(Raw data):
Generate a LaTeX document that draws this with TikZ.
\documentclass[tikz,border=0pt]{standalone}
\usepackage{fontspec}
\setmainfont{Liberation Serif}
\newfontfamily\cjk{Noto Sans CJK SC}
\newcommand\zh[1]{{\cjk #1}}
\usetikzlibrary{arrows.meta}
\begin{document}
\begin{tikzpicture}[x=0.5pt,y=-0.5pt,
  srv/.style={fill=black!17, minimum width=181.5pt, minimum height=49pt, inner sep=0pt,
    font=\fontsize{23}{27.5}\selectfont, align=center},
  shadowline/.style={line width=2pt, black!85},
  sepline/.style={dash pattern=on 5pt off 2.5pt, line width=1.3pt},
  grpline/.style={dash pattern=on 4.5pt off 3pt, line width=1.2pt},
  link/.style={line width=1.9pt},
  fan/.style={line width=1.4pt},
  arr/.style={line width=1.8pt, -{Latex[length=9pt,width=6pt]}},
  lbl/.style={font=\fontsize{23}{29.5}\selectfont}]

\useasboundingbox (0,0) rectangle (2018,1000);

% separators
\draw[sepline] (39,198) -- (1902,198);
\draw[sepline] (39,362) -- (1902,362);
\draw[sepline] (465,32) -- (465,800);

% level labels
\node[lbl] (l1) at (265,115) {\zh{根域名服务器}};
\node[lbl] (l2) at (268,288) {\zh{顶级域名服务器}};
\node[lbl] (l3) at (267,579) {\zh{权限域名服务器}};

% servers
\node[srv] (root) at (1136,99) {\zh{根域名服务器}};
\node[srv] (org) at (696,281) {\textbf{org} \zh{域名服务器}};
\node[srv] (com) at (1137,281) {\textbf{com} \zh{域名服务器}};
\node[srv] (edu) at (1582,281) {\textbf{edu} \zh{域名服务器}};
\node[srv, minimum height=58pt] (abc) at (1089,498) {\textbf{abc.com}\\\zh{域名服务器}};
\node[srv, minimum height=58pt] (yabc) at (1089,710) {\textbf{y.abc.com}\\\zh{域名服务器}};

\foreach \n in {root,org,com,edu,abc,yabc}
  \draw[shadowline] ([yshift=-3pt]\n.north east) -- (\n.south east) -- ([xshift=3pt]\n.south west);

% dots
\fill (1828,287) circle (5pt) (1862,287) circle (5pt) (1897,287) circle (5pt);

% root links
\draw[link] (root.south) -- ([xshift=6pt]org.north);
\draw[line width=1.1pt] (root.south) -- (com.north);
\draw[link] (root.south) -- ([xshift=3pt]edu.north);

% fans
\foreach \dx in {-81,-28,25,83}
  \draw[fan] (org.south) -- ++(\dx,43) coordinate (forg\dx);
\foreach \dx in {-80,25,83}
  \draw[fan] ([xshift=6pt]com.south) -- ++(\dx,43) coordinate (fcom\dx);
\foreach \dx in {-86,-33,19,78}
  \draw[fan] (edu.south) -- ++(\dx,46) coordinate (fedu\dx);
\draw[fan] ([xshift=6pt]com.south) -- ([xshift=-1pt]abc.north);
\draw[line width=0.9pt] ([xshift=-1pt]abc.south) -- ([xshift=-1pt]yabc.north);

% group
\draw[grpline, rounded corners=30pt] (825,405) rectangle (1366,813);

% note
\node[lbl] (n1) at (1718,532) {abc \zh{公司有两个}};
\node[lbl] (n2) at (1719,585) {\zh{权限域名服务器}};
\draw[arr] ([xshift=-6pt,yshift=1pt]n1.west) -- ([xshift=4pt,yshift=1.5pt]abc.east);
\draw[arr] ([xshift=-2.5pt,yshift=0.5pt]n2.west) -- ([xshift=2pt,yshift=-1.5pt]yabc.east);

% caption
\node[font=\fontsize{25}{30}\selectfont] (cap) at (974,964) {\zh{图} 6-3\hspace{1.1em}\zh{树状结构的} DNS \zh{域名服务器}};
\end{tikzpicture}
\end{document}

(Work required): Repeat the data in its entirety, character for character.

(Result of the task):
Generate a LaTeX document that draws this with TikZ.
\documentclass[tikz,border=0pt]{standalone}
\usepackage{fontspec}
\setmainfont{Liberation Serif}
\newfontfamily\cjk{Noto Sans CJK SC}
\newcommand\zh[1]{{\cjk #1}}
\usetikzlibrary{arrows.meta}
\begin{document}
\begin{tikzpicture}[x=0.5pt,y=-0.5pt,
  srv/.style={fill=black!17, minimum width=181.5pt, minimum height=49pt, inner sep=0pt,
    font=\fontsize{23}{27.5}\selectfont, align=center},
  shadowline/.style={line width=2pt, black!85},
  sepline/.style={dash pattern=on 5pt off 2.5pt, line width=1.3pt},
  grpline/.style={dash pattern=on 4.5pt off 3pt, line width=1.2pt},
  link/.style={line width=1.9pt},
  fan/.style={line width=1.4pt},
  arr/.style={line width=1.8pt, -{Latex[length=9pt,width=6pt]}},
  lbl/.style={font=\fontsize{23}{29.5}\selectfont}]

\useasboundingbox (0,0) rectangle (2018,1000);

% separators
\draw[sepline] (39,198) -- (1902,198);
\draw[sepline] (39,362) -- (1902,362);
\draw[sepline] (465,32) -- (465,800);

% level labels
\node[lbl] (l1) at (265,115) {\zh{根域名服务器}};
\node[lbl] (l2) at (268,288) {\zh{顶级域名服务器}};
\node[lbl] (l3) at (267,579) {\zh{权限域名服务器}};

% servers
\node[srv] (root) at (1136,99) {\zh{根域名服务器}};
\node[srv] (org) at (696,281) {\textbf{org} \zh{域名服务器}};
\node[srv] (com) at (1137,281) {\textbf{com} \zh{域名服务器}};
\node[srv] (edu) at (1582,281) {\textbf{edu} \zh{域名服务器}};
\node[srv, minimum height=58pt] (abc) at (1089,498) {\textbf{abc.com}\\\zh{域名服务器}};
\node[srv, minimum height=58pt] (yabc) at (1089,710) {\textbf{y.abc.com}\\\zh{域名服务器}};

\foreach \n in {root,org,com,edu,abc,yabc}
  \draw[shadowline] ([yshift=-3pt]\n.north east) -- (\n.south east) -- ([xshift=3pt]\n.south west);

% dots
\fill (1828,287) circle (5pt) (1862,287) circle (5pt) (1897,287) circle (5pt);

% root links
\draw[link] (root.south) -- ([xshift=6pt]org.north);
\draw[line width=1.1pt] (root.south) -- (com.north);
\draw[link] (root.south) -- ([xshift=3pt]edu.north);

% fans
\foreach \dx in {-81,-28,25,83}
  \draw[fan] (org.south) -- ++(\dx,43) coordinate (forg\dx);
\foreach \dx in {-80,25,83}
  \draw[fan] ([xshift=6pt]com.south) -- ++(\dx,43) coordinate (fcom\dx);
\foreach \dx in {-86,-33,19,78}
  \draw[fan] (edu.south) -- ++(\dx,46) coordinate (fedu\dx);
\draw[fan] ([xshift=6pt]com.south) -- ([xshift=-1pt]abc.north);
\draw[line width=0.9pt] ([xshift=-1pt]abc.south) -- ([xshift=-1pt]yabc.north);

% group
\draw[grpline, rounded corners=30pt] (825,405) rectangle (1366,813);

% note
\node[lbl] (n1) at (1718,532) {abc \zh{公司有两个}};
\node[lbl] (n2) at (1719,585) {\zh{权限域名服务器}};
\draw[arr] ([xshift=-6pt,yshift=1pt]n1.west) -- ([xshift=4pt,yshift=1.5pt]abc.east);
\draw[arr] ([xshift=-2.5pt,yshift=0.5pt]n2.west) -- ([xshift=2pt,yshift=-1.5pt]yabc.east);

% caption
\node[font=\fontsize{25}{30}\selectfont] (cap) at (974,964) {\zh{图} 6-3\hspace{1.1em}\zh{树状结构的} DNS \zh{域名服务器}};
\end{tikzpicture}
\end{document}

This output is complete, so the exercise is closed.